Für die Fluggastrechteverordnung sei, so der EuGH, jedoch entscheidend, wer die operationelle Verantwortung ausübe (s. EuGH Urt. v. 04.07.2017, C-532/17, Wirth u.a. / Thomson Airways). Im Wet-Lease Verfahren ist das in der Regel der Auftraggeber, bei derzeit wohl allen Lufthansa Cityline-Flügen ist das aufgrund eines ACMI-Vertrages die Deutsche Lufthansa AG.

Fazit: Genau prüfen

Schon bei der Frage, welche Airline aufgefordert wird, eine Zahlung zu leisten, eine Umbuchung vorzunehmen oder ein Hotel zu stellen (Musterschreiben hier zum kostenfreien Download) ist Aufmerksamkeit erforderlich.
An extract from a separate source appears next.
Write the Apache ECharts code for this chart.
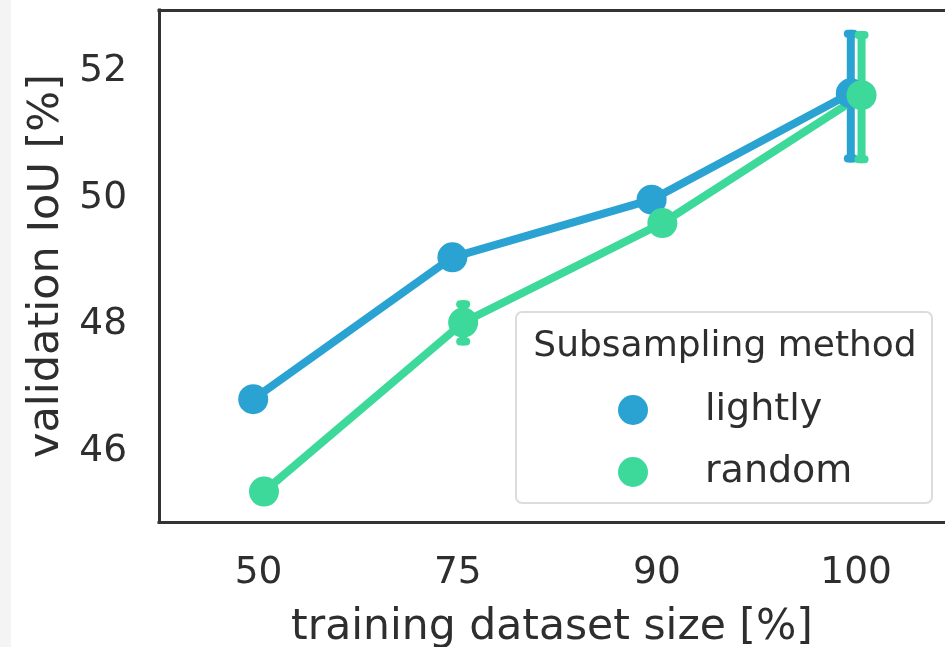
<!DOCTYPE html>
<html>
<head>
<meta charset="utf-8">
<script src="https://cdn.jsdelivr.net/npm/echarts@6/dist/echarts.min.js"></script>
<style>html,body{margin:0;padding:0;background:#fff}#c{width:945px;height:647px}</style>
</head>
<body>
<div id="c"></div>
<script>
// ---- data ----
var categories = ['50', '75', '90', '100'];
var seriesNames = ['lightly', 'random'];
var lightlyMean = [46.75, 48.99, 49.90, 51.58];
var lightlyLow  = [null, null, null, 50.55];
var lightlyHigh = [null, null, null, 52.52];
var randomMean  = [45.29, 47.96, 49.53, 51.55];
var randomLow   = [null, 47.66, null, 50.54];
var randomHigh  = [null, 48.25, null, 52.50];
var yTicks = [46, 48, 50, 52];
var colors = ['#2aa3d3', '#3dd99b'];
var dodge = [-0.027, 0.027];

var FONT = 'DejaVu Sans';
var TXT = '#2e2e2e';
var FRAME = { show: true, onZero: false, lineStyle: { color: '#333333', width: 3, cap: 'square' } };

function pts(mean, k) {
  return mean.map(function (v, i) { return [i + dodge[k], v]; });
}
function bars(lo, hi, k) {
  var out = [];
  lo.forEach(function (l, i) { if (l != null) out.push([i + dodge[k], l, hi[i]]); });
  return out;
}
function errRender(color) {
  return function (params, api) {
    var x = api.value(0);
    var a = api.coord([x, api.value(2)]);
    var b = api.coord([x, api.value(1)]);
    var cw = 3;
    var st = { stroke: color, lineWidth: 8, lineCap: 'round' };
    return {
      type: 'group',
      children: [
        { type: 'line', shape: { x1: a[0], y1: a[1], x2: b[0], y2: b[1] }, style: st },
        { type: 'line', shape: { x1: a[0] - cw, y1: a[1], x2: a[0] + cw, y2: a[1] }, style: st },
        { type: 'line', shape: { x1: b[0] - cw, y1: b[1], x2: b[0] + cw, y2: b[1] }, style: st }
      ]
    };
  };
}

var means = [lightlyMean, randomMean];
var lows = [lightlyLow, randomLow];
var highs = [lightlyHigh, randomHigh];
var series = [];
[0, 1].forEach(function (k) {
  series.push({
    name: seriesNames[k], type: 'line', data: pts(means[k], k),
    symbol: 'none', lineStyle: { color: colors[k], width: 8 },
    itemStyle: { color: colors[k] }, z: 2 + k * 3, silent: true, animation: false
  });
  series.push({
    name: seriesNames[k], type: 'custom', data: bars(lows[k], highs[k], k),
    renderItem: errRender(colors[k]), itemStyle: { color: colors[k] },
    z: 3 + k * 3, silent: true, animation: false
  });
  series.push({
    name: seriesNames[k], type: 'scatter', data: pts(means[k], k),
    symbol: 'circle', symbolSize: 30, itemStyle: { color: colors[k], opacity: 1 },
    z: 20 + k, silent: true, animation: false
  });
});

// x range: the category band continues past the right edge of the picture
var xMin = -0.5, xMax = 3.446;

var chart = echarts.init(document.getElementById('c'), null, { renderer: 'canvas' });
chart.setOption({
  backgroundColor: '#ffffff',
  animation: false,
  color: colors,
  grid: { left: 159, top: 10, right: 0, bottom: 125, show: false, outerBoundsMode: 'none' },
  xAxis: [{
    type: 'value', min: xMin, max: xMax, position: 'bottom',
    name: 'training dataset size [%]', nameLocation: 'middle', nameGap: 84,
    nameTextStyle: { fontFamily: FONT, fontSize: 42.5, color: TXT },
    axisLine: FRAME, axisTick: { show: false }, splitLine: { show: false },
    axisLabel: {
      customValues: [0, 1, 2, 3],
      formatter: function (v) { return categories[Math.round(v)]; },
      fontFamily: FONT, fontSize: 37.5, color: TXT, margin: 32
    }
  }, {
    type: 'value', min: xMin, max: xMax, position: 'top',
    axisLine: FRAME, axisTick: { show: false }, splitLine: { show: false },
    axisLabel: { show: false }
  }],
  yAxis: {
    type: 'value', min: 44.81, max: 52.895,
    name: 'validation IoU [%]', nameLocation: 'middle', nameGap: 70,
    nameTextStyle: { fontFamily: FONT, fontSize: 43, color: TXT },
    axisLine: FRAME, axisTick: { show: false }, splitLine: { show: false },
    axisLabel: {
      customValues: yTicks,
      fontFamily: FONT, fontSize: 37.5, color: TXT, margin: 32,
      verticalAlign: 'top', lineHeight: 9
    }
  },
  legend: {
    data: seriesNames, orient: 'vertical', left: 618, top: 391, padding: 0,
    icon: 'circle', itemWidth: 30, itemHeight: 30, itemGap: 24,
    textStyle: { fontFamily: FONT, fontSize: 38, color: TXT, padding: [0, 0, 0, 52] },
    selectedMode: false, z: 30
  },
  graphic: [
    { type: 'rect', left: 0, top: 0, shape: { width: 11, height: 647 }, style: { fill: '#f4f4f4' }, z: 0 },
    { type: 'rect', shape: { x: 516, y: 312, width: 416, height: 191, r: 6 },
      style: { fill: 'rgba(255,255,255,0.85)', stroke: '#dcdcdc', lineWidth: 2 }, z: 25 },
    { type: 'text', x: 725, y: 347, style: { text: 'Subsampling method', font: '36px "DejaVu Sans"',
      fill: TXT, textAlign: 'center', textVerticalAlign: 'middle' }, z: 26 }
  ],
  series: series
});
</script>
</body>
</html>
Im Zweifel hilft es, schlicht alle Airlines zur Sicherheit aufzufordern und darauf hinzuweisen, dass für den Passagier der Schuldner unklar ist. Eine falsche Airline zu verklagen, führt dazu, die Kosten des Rechtsstreits tragen zu müssen, eine sorgfältige juristische Prüfung sollte dem Vorausgehen und sorgt für Sicherheit.